Open PierreLaplante opened 2 months ago
Interesting question. ComplexHeatmap says this about these arguments:
clustering_distance_rows
It can be a pre-defined character which is in ("euclidean", "maximum", "manhattan", "canberra", "binary", "minkowski", "pearson", "spearman", "kendall"). It can also be a function. If the function has one argument, the input argument should be a matrix and the returned value should be a dist object. If the function has two arguments, the input arguments are two vectors and the function calculates distance between these two vectors.
clustering_distance_columns
Same setting as clustering_distance_rows.
If you run with clustering_distance_columns = function(x) as.dist(1 - cor(x))
, does it not throw an error?
Hello Kevin,
Thank you for this tutorial that has been very useful (even 4 years later).
I have a question regarding the cluster distance metric you use, specifically regarding the difference between row and column distance.
You define the following:
clustering_distance_columns = function(x) as.dist(1 - cor(t(x))), clustering_method_columns = 'ward.D2', clustering_distance_rows = function(x) as.dist(1 - cor(t(x))), clustering_method_rows = 'ward.D2',
I understand that, for rows (genes), you use 1 - Pearson correlation of the transposed matrix.

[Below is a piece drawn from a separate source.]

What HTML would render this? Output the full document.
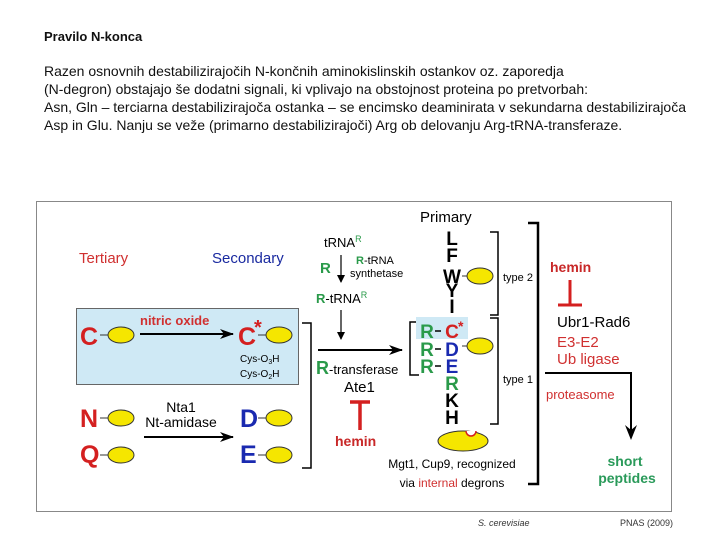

But I see that you use the same formula for the column (sample) clustering. In the case of columns, shouldn't it be the 1 - Pearson correlation of the matrix itself? e.g:
clustering_distance_columns = function(x) as.dist(1 - cor(x))
I'm new to the field of RNAseq analysis, so forgive me is the question is naive, but I cannot visualise what it means to use the distance of the rows as metrics for the column clustering.
Thank you for your insight, and have a good day.